The brochure tells Ingush girls that “a woman of any age [has] to defer to a man of any age,” the U.S.-funded Radio Free Europe/Radio Liberty news outlet reported last week.
“Women's beauty is shyness, politeness, a calm tone and keeping a distance from strangers. Women cannot shout and laugh loudly in public,” the brochure reportedly says. Wearing tight clothes, according to the brochure, is “improper.”
Beslan Tsechoyev, the mayor of the Ingush administrative center of Magas, denied that the leaflet discriminates against women and said that the authorities had consulted local elders and experts in Ingush traditions while drafting it.

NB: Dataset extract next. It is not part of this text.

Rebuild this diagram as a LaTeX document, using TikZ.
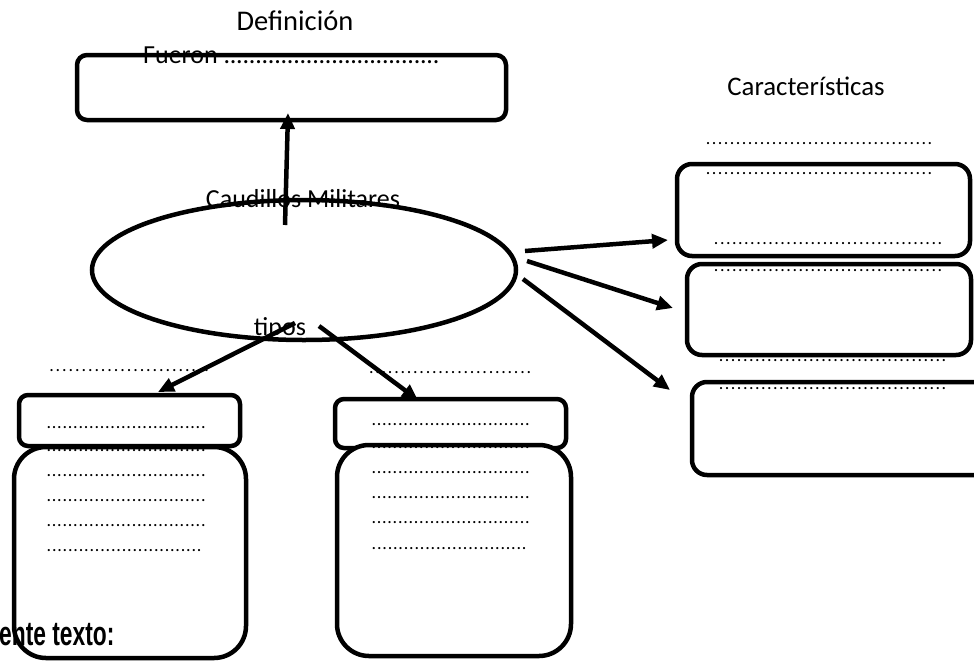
\documentclass[tikz,border=0pt]{standalone}
\usepackage{fontspec}
\setmainfont{Carlito}
\newfontfamily\narrowbf[FakeStretch=0.67]{Liberation Sans Bold}
\usetikzlibrary{shapes.geometric,arrows.meta}
\newcommand\mydots[2]{\hbox to #1{\xleaders\hbox to #2{\hss.\hss}\hfill}}
\begin{document}
\begin{tikzpicture}[x=1pt,y=-1pt,
  boxs/.style={draw=black, line width=4.5pt, fill=white, rounded corners=#1, inner sep=0pt, outer sep=0pt},
  boxs/.default=10pt,
  oval/.style={draw=black, line width=4.5pt, ellipse, inner sep=0pt, outer sep=0pt},
  txt/.style={inner sep=0pt, font=\fontsize{26}{30}\selectfont},
  dotr/.style={inner sep=0pt, anchor=base west, font=\fontsize{18}{20}\selectfont},
  arr/.style={line width=4.5pt, -{Triangle[length=16pt,width=14pt]}}]
\useasboundingbox (0,0) rectangle (974,662);
\fill[white] (0,0) rectangle (974,662);

% arrow hidden under the middle box
\coordinate (t2s) at (319,326);
\coordinate (t2e) at (418,400);
\draw[arr] (t2s) -- (t2e);

% boxes
\node[boxs=10pt, minimum width=429pt, minimum height=65pt] (topbox) at (291.5,87.5) {};
\node[oval, minimum width=424pt, minimum height=140pt] (cm) at (304,270) {};

\node[boxs=9pt, minimum width=221pt, minimum height=51pt] (lsm) at (129.5,420.5) {};
\node[boxs=32pt, minimum width=232pt, minimum height=211pt] (lbig) at (130,552.5) {};
\node[boxs=9pt, minimum width=231pt, minimum height=49pt] (msm) at (450.5,423.5) {};
\node[boxs=32pt, minimum width=234pt, minimum height=211pt] (mbig) at (454,550.5) {};

\node[boxs=15pt, minimum width=293pt, minimum height=92pt] (r1) at (823.5,210) {};
\node[boxs=15pt, minimum width=284pt, minimum height=91pt] (r2) at (829,309.5) {};
\node[boxs=15pt, minimum width=306pt, minimum height=93pt] (r3) at (845,428.5) {};

% texts
\node[txt, anchor=base, font=\fontsize{28.5}{32}\selectfont] (def) at (295,30) {Definición};
\node[txt, anchor=base west] (fue) at (143,63) {Fueron \mydots{216pt}{6.3pt}};
\node[txt, anchor=base] (cmt) at (303,207) {Caudillos Militares};
\node[txt, anchor=base] (tip) at (280,335) {tipos};
\node[txt, anchor=base, font=\fontsize{26.8}{30}\selectfont] (car) at (806,95) {Características};
\node[inner sep=0pt, anchor=base west, font=\narrowbf\fontsize{34}{36}\selectfont] (ent) at (-1,645) {ente texto:};

% dotted rows
\node[dotr] (dl0) at (48,371) {\mydots{162pt}{6.3pt}};
\node[dotr] (dm0) at (368,373) {\mydots{164pt}{6.3pt}};
\foreach \y [count=\i] in {428,451,476,501,526} {
  \node[dotr] (dl\i) at (46,\y) {\mydots{160pt}{5.3pt}};
  \node[dotr] (dm\i) at (371,\y-3) {\mydots{159pt}{5.3pt}};
}
\node[dotr] (dl6) at (46,551) {\mydots{156pt}{5.3pt}};
\node[dotr] (dm6) at (371,549) {\mydots{156pt}{5.3pt}};

\node[dotr] (dr1) at (705,144) {\mydots{228pt}{6pt}};
\node[dotr] (dr2) at (705,174) {\mydots{228pt}{6pt}};
\node[dotr] (dr3) at (713,244) {\mydots{230pt}{6pt}};
\node[dotr] (dr4) at (713,271) {\mydots{230pt}{6pt}};
\node[dotr] (dr5) at (718,361) {\mydots{229pt}{6pt}};
\node[dotr] (dr6) at (718,389) {\mydots{229pt}{6pt}};

% connectors
\coordinate (a0s) at (285,225);
\coordinate (a0e) at (288,113);
\draw[arr] (a0s) -- (a0e);

\coordinate (t1s) at (295,323);
\coordinate (t1e) at (158,392);
\draw[arr] (t1s) -- (t1e);

\coordinate (c1s) at (525,251);
\coordinate (c1e) at (668,240);
\draw[arr] (c1s) -- (c1e);
\coordinate (c2s) at (527,261);
\coordinate (c2e) at (673,308);
\draw[arr] (c2s) -- (c2e);
\coordinate (c3s) at (523,279);
\coordinate (c3e) at (670,390);
\draw[arr] (c3s) -- (c3e);
\end{tikzpicture}
\end{document}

“Women stand up in the presence of men, showing respect to them no matter how old they are. Even a grown woman stands up in public and shows respect to a teenage boy,” Tsechoyev was quoted as saying.
Ingushetia, a predominantly Muslim region in the North Caucasus, has seen a rapid weakening of its traditional generational and gender hierarchies along with a simultaneous spread of fundamentalist Islam among young men, a recent study of families in the region said.